Le Passage
Interview
"L’amour est plus fort que la mort" Propos recueillis par C.R. Dupin, Lyon Matin, Décembre 1986
Avec son premier long-métrage, « Le Passage », René Manzor provoque la surprise. Il s’agit, en effet, d’un film différent, portant sur la vie et la mort, sur l’amour d’un père pour son fils et qui alterne dessin animé et images réelles. Une aventure qui a commencé pour lui il y a six ans.
Lyon Matin : Comment est née l’idée de ce film ?
René Manzor : C’était il y a six ans. J’avais alors 19 ans. Et pendant ces six années, j’ai essayé en vain de monter le film. J’ai fait toutes les maisons de production de Paris et partout on m’a répondu : film trop cher, trop ambitieux, film américain...
L.M. Comment, finalement êtes-vous parvenu à vos fins ?

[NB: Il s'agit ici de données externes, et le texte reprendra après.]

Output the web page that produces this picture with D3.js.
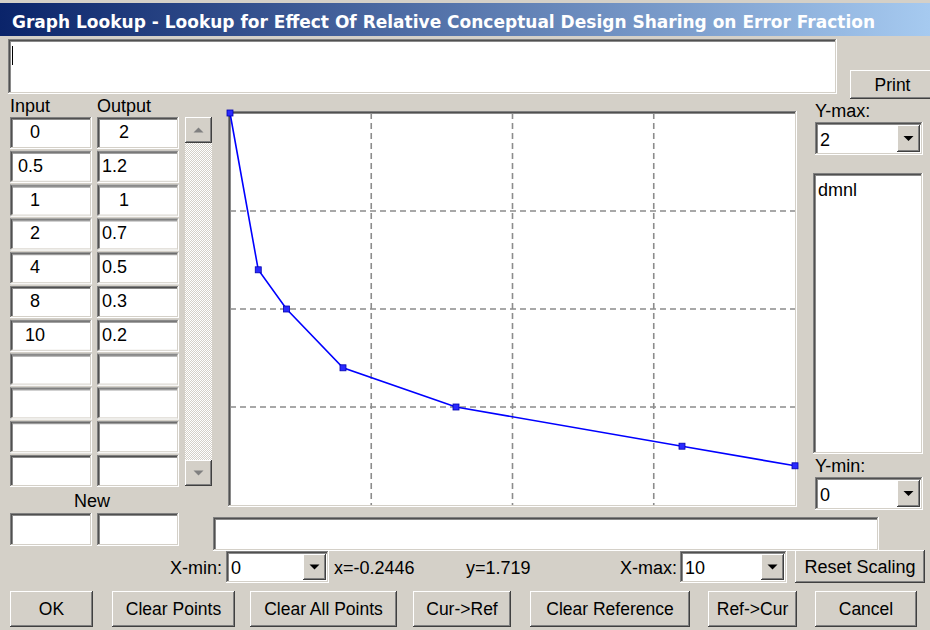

R.M. : J’ai préparé, pendant ces années, un film pilote qui montrait dans quel esprit allait être traduit le scénario. Puis j’ai mis en chantier les parties d’animation, car à la base, je suis dessinateur. Le film pilote durait dix minutes. Mais les personnes à qui je le montrais ne se sentaient pas de taille à l’entreprendre.
L.M. : Comment avez-vous eu l’idée de vous adresser à Delon ?
R.M. : Au départ, j’avais pensé à lui pour le rôle du père. Mais cela me semblait un rêve fou. Mon frère, Francis Lalanne, a rencontré les hommes de confiance d’Alain qui ont beaucoup aimé l’histoire. Ils en ont parlé à Delon en lui disant qu’il devrait le produire. Et Delon a dit : « Mais c’est un rôle pour moi. »
L.M. : Mais l’idée du scénario, comment vous est-elle venue ? Avez-vous eu une mort dans votre entourage ?
R.M. : A vrai dire, je ne sais pas très bien. Bien sûr, comme tout le monde, j’ai perdu des êtres chers. J’ai eu aussi des amis touchés par la mort d’un proche et j’ai eu beaucoup à consoler. J’ai toujours su trouver les mots.
L.M. : Est-il plus facile de dire les choses avec des images, plutôt qu’avec des mots ?
R.M. : C’est ce que je pense. La sensibilité est plus forte avec l’image, donc on va plus loin. Les mots sont maladroits. Il faudrait être un acrobate des mots et encore, on n’est pas toujours perçu.
L.M. : Quel est votre contact avec le public ?
R.M. : J’essaie d’aller vers lui le plus possible. C’est le problème au cinéma. Contrairement au music hall ou au théâtre, on n’a pas de contact direct avec le public. On ne connaît pas ses réactions. A la sortie du film, j’ai vu des gens en larmes, d’autres en état de choc. Ils se mettaient à en parler et, parfois, racontaient une histoire différente.
L.M. : Et les enfants, est-ce à eux que vous vouliez vous adresser ?
R.M. : C’était, en effet, mon intention. C’est pour les enfants que j’ai fait le film. Et leurs réactions sont assez inattendues. Un enfant de neuf ans m’a demandé si, à la fin, c’était le père qui rejoignait le fils et ressuscitait ou si c’était l’enfant qui le retrouvait dans la mort.
L.M. : Finalement, quelle morale peut-on tirer du film ?
R.M. : J’ai voulu dire que l’amour est plus fort que la mort. Et transmettre mes idées sur la non violence. En somme, retrouver un peu de cette enfance que chacun de nous conserve en soi.